Exercise task: Quote the data exactly, first line to the line containing "const seriesValues = [fdnrV, fdnrI, fdnrIIIII, fdnrIV];", with no pictures.

Available data:

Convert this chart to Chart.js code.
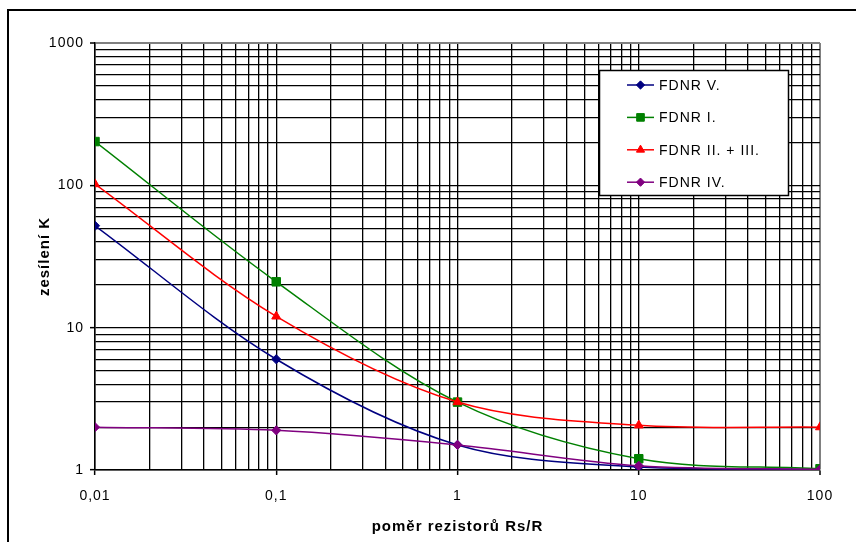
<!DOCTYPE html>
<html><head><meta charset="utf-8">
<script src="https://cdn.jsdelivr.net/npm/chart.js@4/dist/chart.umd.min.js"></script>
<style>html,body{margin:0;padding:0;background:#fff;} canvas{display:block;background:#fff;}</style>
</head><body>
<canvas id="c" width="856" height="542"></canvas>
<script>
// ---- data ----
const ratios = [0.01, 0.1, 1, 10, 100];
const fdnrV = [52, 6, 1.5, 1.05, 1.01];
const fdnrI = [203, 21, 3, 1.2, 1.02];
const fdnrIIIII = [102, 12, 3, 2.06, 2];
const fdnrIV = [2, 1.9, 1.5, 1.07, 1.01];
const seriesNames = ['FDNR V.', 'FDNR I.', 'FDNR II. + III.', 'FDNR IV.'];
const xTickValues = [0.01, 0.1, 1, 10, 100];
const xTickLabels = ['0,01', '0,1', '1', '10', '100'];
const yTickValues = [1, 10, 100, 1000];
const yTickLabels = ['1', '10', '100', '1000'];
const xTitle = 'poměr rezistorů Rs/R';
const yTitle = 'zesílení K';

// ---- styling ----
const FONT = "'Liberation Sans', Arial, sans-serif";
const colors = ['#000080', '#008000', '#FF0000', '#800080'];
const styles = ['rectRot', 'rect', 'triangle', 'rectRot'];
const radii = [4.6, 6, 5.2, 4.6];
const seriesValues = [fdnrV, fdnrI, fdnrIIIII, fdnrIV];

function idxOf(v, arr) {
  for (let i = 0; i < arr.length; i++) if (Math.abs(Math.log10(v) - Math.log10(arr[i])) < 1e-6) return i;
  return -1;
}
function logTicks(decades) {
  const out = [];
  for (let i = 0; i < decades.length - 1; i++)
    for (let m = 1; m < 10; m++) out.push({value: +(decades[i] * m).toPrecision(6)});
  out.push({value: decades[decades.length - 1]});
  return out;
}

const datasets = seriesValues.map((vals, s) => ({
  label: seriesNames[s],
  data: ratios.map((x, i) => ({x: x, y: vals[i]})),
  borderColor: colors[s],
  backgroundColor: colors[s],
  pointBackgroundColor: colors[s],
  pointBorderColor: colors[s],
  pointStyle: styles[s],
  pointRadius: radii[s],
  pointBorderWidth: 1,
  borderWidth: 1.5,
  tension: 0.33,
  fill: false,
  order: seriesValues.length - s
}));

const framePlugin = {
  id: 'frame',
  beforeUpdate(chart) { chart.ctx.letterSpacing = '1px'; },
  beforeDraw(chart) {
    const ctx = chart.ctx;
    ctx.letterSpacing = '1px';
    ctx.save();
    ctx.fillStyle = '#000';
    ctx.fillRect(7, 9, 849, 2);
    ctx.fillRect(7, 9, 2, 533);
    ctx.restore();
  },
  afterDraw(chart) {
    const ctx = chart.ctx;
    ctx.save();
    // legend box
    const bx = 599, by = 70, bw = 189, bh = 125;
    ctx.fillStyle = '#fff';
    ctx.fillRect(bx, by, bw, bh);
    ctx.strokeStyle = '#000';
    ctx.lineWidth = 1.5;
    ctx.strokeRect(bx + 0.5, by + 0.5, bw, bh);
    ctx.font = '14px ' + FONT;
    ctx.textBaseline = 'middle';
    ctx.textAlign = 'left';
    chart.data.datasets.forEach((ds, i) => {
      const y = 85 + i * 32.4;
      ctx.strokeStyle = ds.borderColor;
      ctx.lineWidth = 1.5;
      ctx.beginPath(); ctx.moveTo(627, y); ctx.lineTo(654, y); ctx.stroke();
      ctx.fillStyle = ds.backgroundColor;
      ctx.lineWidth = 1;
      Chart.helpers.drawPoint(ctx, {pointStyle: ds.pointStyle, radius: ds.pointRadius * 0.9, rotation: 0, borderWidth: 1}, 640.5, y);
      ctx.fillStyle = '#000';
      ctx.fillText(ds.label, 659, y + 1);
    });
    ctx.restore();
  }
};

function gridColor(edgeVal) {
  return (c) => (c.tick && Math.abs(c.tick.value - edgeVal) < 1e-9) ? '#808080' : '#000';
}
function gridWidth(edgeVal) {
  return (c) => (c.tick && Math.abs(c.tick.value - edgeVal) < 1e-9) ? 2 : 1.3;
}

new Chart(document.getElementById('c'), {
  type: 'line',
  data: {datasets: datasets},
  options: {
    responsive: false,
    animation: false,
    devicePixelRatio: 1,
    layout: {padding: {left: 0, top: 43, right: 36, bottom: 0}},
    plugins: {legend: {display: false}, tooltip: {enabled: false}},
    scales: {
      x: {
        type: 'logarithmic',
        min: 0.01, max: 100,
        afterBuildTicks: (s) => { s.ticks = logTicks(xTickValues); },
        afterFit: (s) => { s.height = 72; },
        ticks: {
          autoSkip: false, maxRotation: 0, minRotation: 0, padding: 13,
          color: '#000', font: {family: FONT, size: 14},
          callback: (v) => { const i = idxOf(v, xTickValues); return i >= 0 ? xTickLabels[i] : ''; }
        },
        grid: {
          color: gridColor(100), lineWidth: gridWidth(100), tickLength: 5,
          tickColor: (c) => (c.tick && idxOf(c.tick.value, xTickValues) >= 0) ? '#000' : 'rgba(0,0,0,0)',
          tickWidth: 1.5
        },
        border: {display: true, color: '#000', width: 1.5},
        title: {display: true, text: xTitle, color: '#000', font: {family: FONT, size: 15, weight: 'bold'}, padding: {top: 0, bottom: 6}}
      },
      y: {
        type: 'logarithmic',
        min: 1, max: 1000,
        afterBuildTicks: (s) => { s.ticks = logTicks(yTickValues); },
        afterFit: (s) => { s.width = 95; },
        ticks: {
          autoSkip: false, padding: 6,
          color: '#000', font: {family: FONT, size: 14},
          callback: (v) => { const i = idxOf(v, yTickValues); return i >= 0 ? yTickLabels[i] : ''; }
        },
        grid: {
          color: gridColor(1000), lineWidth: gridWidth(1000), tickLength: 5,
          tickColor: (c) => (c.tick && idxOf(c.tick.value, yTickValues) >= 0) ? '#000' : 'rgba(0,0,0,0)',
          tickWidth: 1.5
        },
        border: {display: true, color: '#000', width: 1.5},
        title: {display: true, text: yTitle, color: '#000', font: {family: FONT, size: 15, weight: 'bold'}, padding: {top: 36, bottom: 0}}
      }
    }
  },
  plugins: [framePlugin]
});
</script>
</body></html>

Reply:
Convert this chart to Chart.js code.
<!DOCTYPE html>
<html><head><meta charset="utf-8">
<script src="https://cdn.jsdelivr.net/npm/chart.js@4/dist/chart.umd.min.js"></script>
<style>html,body{margin:0;padding:0;background:#fff;} canvas{display:block;background:#fff;}</style>
</head><body>
<canvas id="c" width="856" height="542"></canvas>
<script>
// ---- data ----
const ratios = [0.01, 0.1, 1, 10, 100];
const fdnrV = [52, 6, 1.5, 1.05, 1.01];
const fdnrI = [203, 21, 3, 1.2, 1.02];
const fdnrIIIII = [102, 12, 3, 2.06, 2];
const fdnrIV = [2, 1.9, 1.5, 1.07, 1.01];
const seriesNames = ['FDNR V.', 'FDNR I.', 'FDNR II. + III.', 'FDNR IV.'];
const xTickValues = [0.01, 0.1, 1, 10, 100];
const xTickLabels = ['0,01', '0,1', '1', '10', '100'];
const yTickValues = [1, 10, 100, 1000];
const yTickLabels = ['1', '10', '100', '1000'];
const xTitle = 'poměr rezistorů Rs/R';
const yTitle = 'zesílení K';

// ---- styling ----
const FONT = "'Liberation Sans', Arial, sans-serif";
const colors = ['#000080', '#008000', '#FF0000', '#800080'];
const styles = ['rectRot', 'rect', 'triangle', 'rectRot'];
const radii = [4.6, 6, 5.2, 4.6];
const seriesValues = [fdnrV, fdnrI, fdnrIIIII, fdnrIV];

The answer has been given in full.